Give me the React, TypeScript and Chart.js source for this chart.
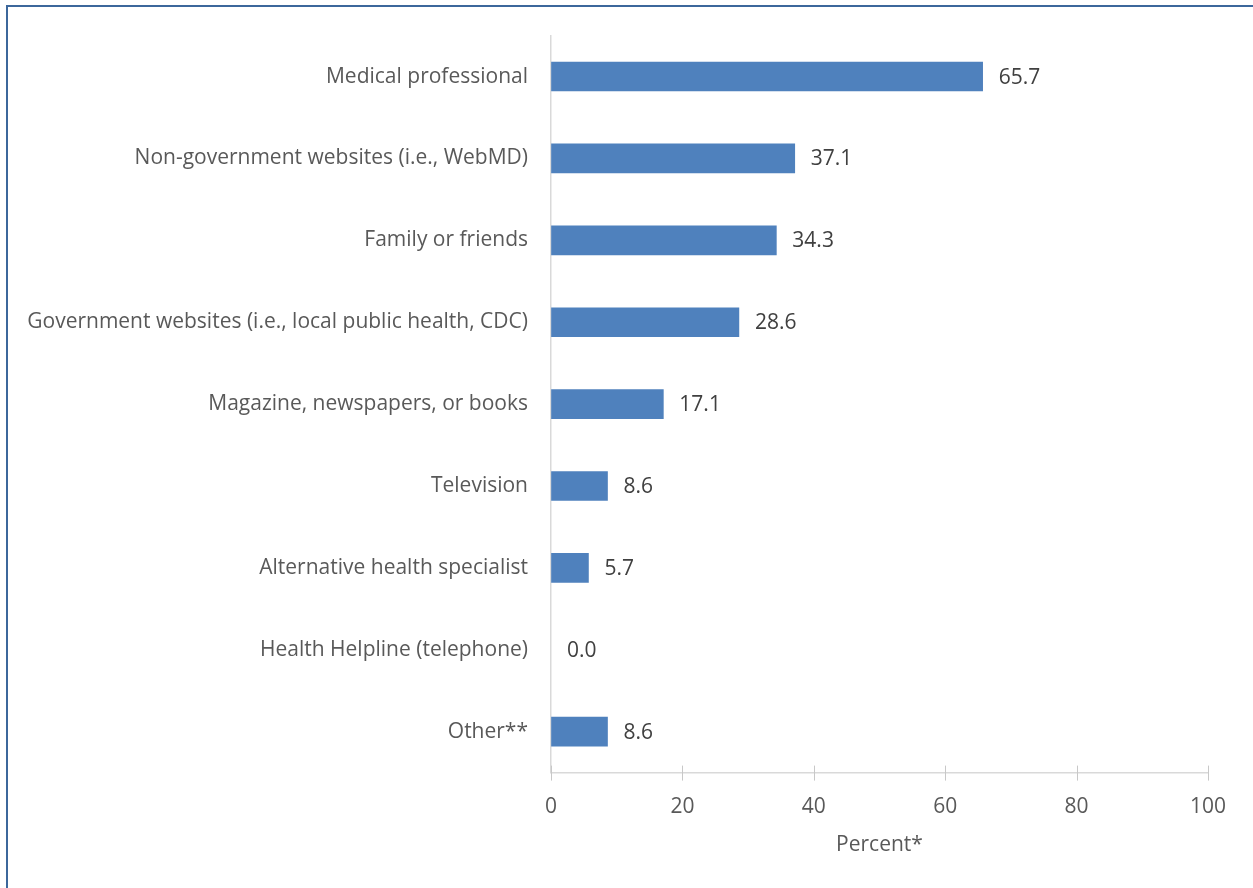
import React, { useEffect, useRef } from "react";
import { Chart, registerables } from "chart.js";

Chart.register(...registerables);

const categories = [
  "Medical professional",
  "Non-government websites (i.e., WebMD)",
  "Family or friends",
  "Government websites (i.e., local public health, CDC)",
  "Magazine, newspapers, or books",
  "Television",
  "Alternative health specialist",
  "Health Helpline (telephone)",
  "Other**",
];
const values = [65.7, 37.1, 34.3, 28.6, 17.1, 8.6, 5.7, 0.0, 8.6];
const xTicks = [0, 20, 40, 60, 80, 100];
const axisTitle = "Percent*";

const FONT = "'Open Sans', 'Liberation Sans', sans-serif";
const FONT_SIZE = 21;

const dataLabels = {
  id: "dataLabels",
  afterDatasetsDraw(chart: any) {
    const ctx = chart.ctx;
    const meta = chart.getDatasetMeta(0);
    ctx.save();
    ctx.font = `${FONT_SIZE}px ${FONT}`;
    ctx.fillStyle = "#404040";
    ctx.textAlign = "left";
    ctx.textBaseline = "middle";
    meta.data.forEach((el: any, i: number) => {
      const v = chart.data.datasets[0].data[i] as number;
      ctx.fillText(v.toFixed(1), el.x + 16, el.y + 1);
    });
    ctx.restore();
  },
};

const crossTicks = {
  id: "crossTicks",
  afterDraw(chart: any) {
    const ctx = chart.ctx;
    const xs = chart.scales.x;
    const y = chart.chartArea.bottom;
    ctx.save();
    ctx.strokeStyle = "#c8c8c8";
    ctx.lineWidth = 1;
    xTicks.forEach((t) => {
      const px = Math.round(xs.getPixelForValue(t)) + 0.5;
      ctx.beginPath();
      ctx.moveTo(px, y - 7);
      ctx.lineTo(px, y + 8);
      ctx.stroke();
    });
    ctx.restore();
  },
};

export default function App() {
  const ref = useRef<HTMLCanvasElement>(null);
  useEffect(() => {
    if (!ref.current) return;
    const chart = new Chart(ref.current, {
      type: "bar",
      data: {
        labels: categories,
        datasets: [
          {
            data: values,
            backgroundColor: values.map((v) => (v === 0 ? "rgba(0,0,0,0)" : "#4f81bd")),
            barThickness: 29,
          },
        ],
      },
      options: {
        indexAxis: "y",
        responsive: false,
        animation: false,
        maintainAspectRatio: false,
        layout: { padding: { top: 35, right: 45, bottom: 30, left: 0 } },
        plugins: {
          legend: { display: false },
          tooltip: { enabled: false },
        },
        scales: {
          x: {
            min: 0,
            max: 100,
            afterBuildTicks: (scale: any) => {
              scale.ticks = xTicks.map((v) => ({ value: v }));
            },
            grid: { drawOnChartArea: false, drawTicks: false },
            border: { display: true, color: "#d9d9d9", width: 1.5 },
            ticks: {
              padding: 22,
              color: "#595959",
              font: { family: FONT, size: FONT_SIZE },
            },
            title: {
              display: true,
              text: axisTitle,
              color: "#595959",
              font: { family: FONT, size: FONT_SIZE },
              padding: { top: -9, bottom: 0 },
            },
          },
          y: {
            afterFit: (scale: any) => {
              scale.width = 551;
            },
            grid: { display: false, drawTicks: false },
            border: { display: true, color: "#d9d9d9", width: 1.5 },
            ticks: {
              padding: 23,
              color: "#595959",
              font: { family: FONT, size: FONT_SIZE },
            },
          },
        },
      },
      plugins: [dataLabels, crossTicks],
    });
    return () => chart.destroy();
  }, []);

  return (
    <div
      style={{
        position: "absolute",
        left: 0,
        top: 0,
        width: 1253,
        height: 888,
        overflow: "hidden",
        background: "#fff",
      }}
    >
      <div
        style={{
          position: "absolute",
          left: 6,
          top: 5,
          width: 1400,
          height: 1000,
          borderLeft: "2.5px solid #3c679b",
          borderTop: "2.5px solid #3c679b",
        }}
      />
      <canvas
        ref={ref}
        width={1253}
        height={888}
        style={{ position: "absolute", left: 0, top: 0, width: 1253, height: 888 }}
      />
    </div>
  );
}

=== GIVEN INSTRUCTION ===
Repeat the data exactly, without the pictures.

=== WRITTEN ANSWER ===
Give me the React, TypeScript and Chart.js source for this chart.
import React, { useEffect, useRef } from "react";
import { Chart, registerables } from "chart.js";

Chart.register(...registerables);

const categories = [
  "Medical professional",
  "Non-government websites (i.e., WebMD)",
  "Family or friends",
  "Government websites (i.e., local public health, CDC)",
  "Magazine, newspapers, or books",
  "Television",
  "Alternative health specialist",
  "Health Helpline (telephone)",
  "Other**",
];
const values = [65.7, 37.1, 34.3, 28.6, 17.1, 8.6, 5.7, 0.0, 8.6];
const xTicks = [0, 20, 40, 60, 80, 100];
const axisTitle = "Percent*";

const FONT = "'Open Sans', 'Liberation Sans', sans-serif";
const FONT_SIZE = 21;

const dataLabels = {
  id: "dataLabels",
  afterDatasetsDraw(chart: any) {
    const ctx = chart.ctx;
    const meta = chart.getDatasetMeta(0);
    ctx.save();
    ctx.font = `${FONT_SIZE}px ${FONT}`;
    ctx.fillStyle = "#404040";
    ctx.textAlign = "left";
    ctx.textBaseline = "middle";
    meta.data.forEach((el: any, i: number) => {
      const v = chart.data.datasets[0].data[i] as number;
      ctx.fillText(v.toFixed(1), el.x + 16, el.y + 1);
    });
    ctx.restore();
  },
};

const crossTicks = {
  id: "crossTicks",
  afterDraw(chart: any) {
    const ctx = chart.ctx;
    const xs = chart.scales.x;
    const y = chart.chartArea.bottom;
    ctx.save();
    ctx.strokeStyle = "#c8c8c8";
    ctx.lineWidth = 1;
    xTicks.forEach((t) => {
      const px = Math.round(xs.getPixelForValue(t)) + 0.5;
      ctx.beginPath();
      ctx.moveTo(px, y - 7);
      ctx.lineTo(px, y + 8);
      ctx.stroke();
    });
    ctx.restore();
  },
};

export default function App() {
  const ref = useRef<HTMLCanvasElement>(null);
  useEffect(() => {
    if (!ref.current) return;
    const chart = new Chart(ref.current, {
      type: "bar",
      data: {
        labels: categories,
        datasets: [
          {
            data: values,
            backgroundColor: values.map((v) => (v === 0 ? "rgba(0,0,0,0)" : "#4f81bd")),
            barThickness: 29,
          },
        ],
      },
      options: {
        indexAxis: "y",
        responsive: false,
        animation: false,
        maintainAspectRatio: false,
        layout: { padding: { top: 35, right: 45, bottom: 30, left: 0 } },
        plugins: {
          legend: { display: false },
          tooltip: { enabled: false },
        },
        scales: {
          x: {
            min: 0,
            max: 100,
            afterBuildTicks: (scale: any) => {
              scale.ticks = xTicks.map((v) => ({ value: v }));
            },
            grid: { drawOnChartArea: false, drawTicks: false },
            border: { display: true, color: "#d9d9d9", width: 1.5 },
            ticks: {
              padding: 22,
              color: "#595959",
              font: { family: FONT, size: FONT_SIZE },
            },
            title: {
              display: true,
              text: axisTitle,
              color: "#595959",
              font: { family: FONT, size: FONT_SIZE },
              padding: { top: -9, bottom: 0 },
            },
          },
          y: {
            afterFit: (scale: any) => {
              scale.width = 551;
            },
            grid: { display: false, drawTicks: false },
            border: { display: true, color: "#d9d9d9", width: 1.5 },
            ticks: {
              padding: 23,
              color: "#595959",
              font: { family: FONT, size: FONT_SIZE },
            },
          },
        },
      },
      plugins: [dataLabels, crossTicks],
    });
    return () => chart.destroy();
  }, []);

  return (
    <div
      style={{
        position: "absolute",
        left: 0,
        top: 0,
        width: 1253,
        height: 888,
        overflow: "hidden",
        background: "#fff",
      }}
    >
      <div
        style={{
          position: "absolute",
          left: 6,
          top: 5,
          width: 1400,
          height: 1000,
          borderLeft: "2.5px solid #3c679b",
          borderTop: "2.5px solid #3c679b",
        }}
      />
      <canvas
        ref={ref}
        width={1253}
        height={888}
        style={{ position: "absolute", left: 0, top: 0, width: 1253, height: 888 }}
      />
    </div>
  );
}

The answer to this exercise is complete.